>> Begin

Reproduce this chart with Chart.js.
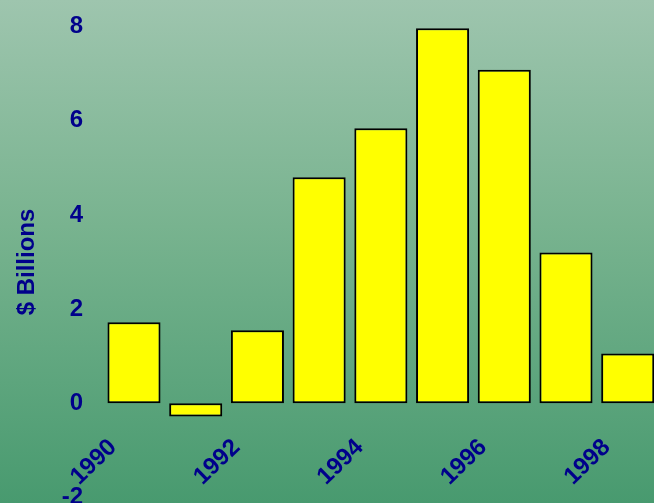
<!DOCTYPE html>
<html>
<head>
<meta charset="utf-8">
<script src="https://cdn.jsdelivr.net/npm/chart.js@4"></script>
<style>
html, body { margin: 0; padding: 0; overflow: hidden; }
body { width: 654px; height: 503px; background: linear-gradient(to bottom, #9ec5ae 0%, #78b38f 45%, #489a6f 100%); }
#wrap { position: relative; width: 678px; height: 540px; margin-top: -8px; }
</style>
</head>
<body>
<div id="wrap"><canvas id="myChart"></canvas></div>
<script>
const years = ['1990', '1991', '1992', '1993', '1994', '1995', '1996', '1997', '1998']
const values = [1.72, -0.28, 1.55, 4.8, 5.84, 7.96, 7.08, 3.2, 1.06]
const yTicks = [-2, 0, 2, 4, 6, 8]
const navy = '#00008b'

const ctx = document.getElementById('myChart').getContext('2d')
let obj = {
    type: 'bar',
    data: {
        labels: years,
        datasets: [{
            data: values,
            backgroundColor: '#ffff00',
            borderColor: '#000000',
            borderWidth: 2,
            borderSkipped: false,
            categoryPercentage: 1,
            barPercentage: 0.86
        }]
    },
    options: {
        responsive: true,
        maintainAspectRatio: false,
        animation: false,
        layout: { padding: { left: 13, right: 5, top: 1, bottom: 0 } },
        plugins: { legend: { display: false }, tooltip: { enabled: false } },
        scales: {
            x: {
                position: { y: 0 },
                grid: { display: false, drawTicks: false },
                border: { display: false },
                ticks: {
                    autoSkip: false,
                    maxRotation: 44,
                    minRotation: 44,
                    padding: 30,
                    labelOffset: -21,
                    color: navy,
                    font: { family: 'Liberation Sans, Arial', size: 24, weight: 'bold' },
                    callback: function (v, i) { return i % 2 === 0 ? years[i] : '' }
                }
            },
            y: {
                min: yTicks[0],
                max: yTicks[yTicks.length - 1],
                afterBuildTicks: axis => { axis.ticks = yTicks.map(v => ({ value: v })) },
                grid: { display: false, drawTicks: false },
                border: { display: false },
                ticks: {
                    padding: 20,
                    color: navy,
                    font: { family: 'Liberation Sans, Arial', size: 24, weight: 'bold' }
                },
                title: {
                    display: true,
                    text: '$ Billions',
                    color: navy,
                    padding: 0,
                    font: { family: 'Liberation Sans, Arial', size: 24, weight: 'bold' }
                }
            }
        }
    }
}
let myChart = new Chart(ctx, obj)
</script>
</body>
</html>
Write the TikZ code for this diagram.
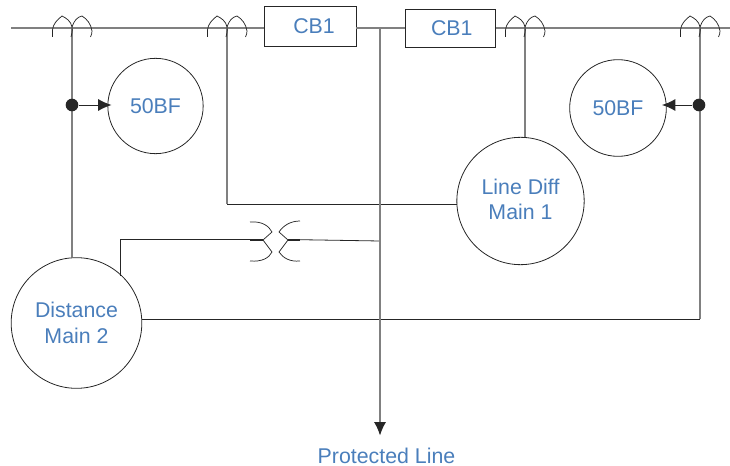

>> End

> [Directions for this task]
Begin at the first line of the material and copy each line exactly through the one containing "const navy = '#00008b'". Omit pictures.

> [Solution]
Reproduce this chart with Chart.js.
<!DOCTYPE html>
<html>
<head>
<meta charset="utf-8">
<script src="https://cdn.jsdelivr.net/npm/chart.js@4"></script>
<style>
html, body { margin: 0; padding: 0; overflow: hidden; }
body { width: 654px; height: 503px; background: linear-gradient(to bottom, #9ec5ae 0%, #78b38f 45%, #489a6f 100%); }
#wrap { position: relative; width: 678px; height: 540px; margin-top: -8px; }
</style>
</head>
<body>
<div id="wrap"><canvas id="myChart"></canvas></div>
<script>
const years = ['1990', '1991', '1992', '1993', '1994', '1995', '1996', '1997', '1998']
const values = [1.72, -0.28, 1.55, 4.8, 5.84, 7.96, 7.08, 3.2, 1.06]
const yTicks = [-2, 0, 2, 4, 6, 8]
const navy = '#00008b'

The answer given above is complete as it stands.